NAME
FP::Show - give (nice) code representation for debugging purposes
SYNOPSIS
use FP::Show; # exports 'show'
use FP::List;
sub foo {
my ($l)=@_;
die "not what we wanted: ".show ($l)
unless ref ($l) eq "ARRAY";
}
foo list 100-1, "bottles";
# -> dies with: not what we wanted: list(99, 'bottles')
foo "list(99, 'bottles')" ;
# -> dies with: not what we wanted: 'list(99, \'bottles\')'
DESCRIPTION
Unlike Data::Dumper, this allows classes to provide a 'FP_Show_show' method that gets a function it can itself recursively call on contained values, and that must return the string representation.
Data::Dumper *does* have a similar feature, $Data::Dumper::Freezer, but it needs the object to be mutated, which is not what one will want.
Why not use string overloading instead? Because '""' overloading is returning 'plain' strings, not perl code (or so it seems, is there any spec that defines exactly what it means?) Code couldn't know whether to quote the result:
sub foo2 {
my ($l)=@_;
die "not what we wanted: $l"
unless ref ($l) eq "ARRAY";
}
foo2 list 100-1, "bottles";
# would die with: not what we wanted: list(99, 'bottles')
foo2 "list(99, 'bottles')" ;
# would die with: not what we wanted: list(99, 'bottles')

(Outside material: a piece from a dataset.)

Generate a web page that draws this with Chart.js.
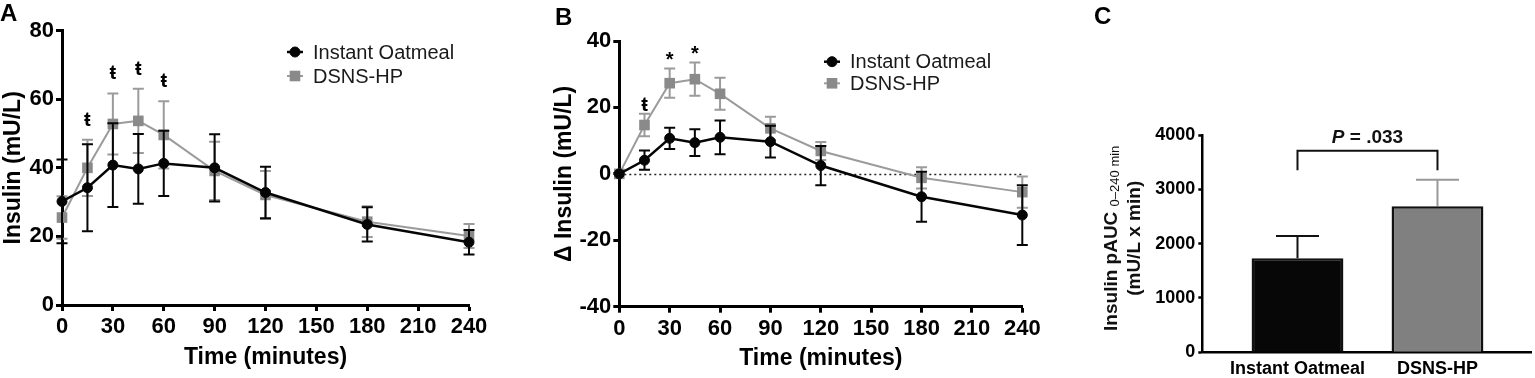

# so how would you tell which value foo2 really got in each case,
# just from looking at the message?
# also:
foo2 +{a=> 1, b=>10};
# would die with something like:
# not what we wanted: HASH(0xEADBEEF)
# which isn't very informative
Embedding pointer values in the output also means that it can't be used for automatic testing. (Even with a future implementation of cut-offs, values returned by `show` will be good enough when what one needs to do is compare against a short representation. Also, likely we would implement the cut-off value as an optional parameter.)
TODO
- cycle detection
- cut-offs at configurable size?
- modify Data::Dumper to allow for custom formatting instead?
- should the 'FP_Show_show' methods simply be called 'show'? Or '(show' and provide help for their installation like overload.pm? Although, there is a reason not to do that: the `show` method would not be usable directly, as it follows a private API.
Offer a mix-in that *does* offer a `show` method that works without
giving further arguments? But then, like with equals, it's not safe
in the general case where the object argument might not be an object
or have the method. Users should really import and use the show and
equals functions.
- should `show` try to never use multiple lines, or to do pretty-printing?
- should constructor names be fully qualified? Any other idea to avoid this verbosity but still be unambiguous?
- make it good enough to be used by Chj::repl by default for the printing.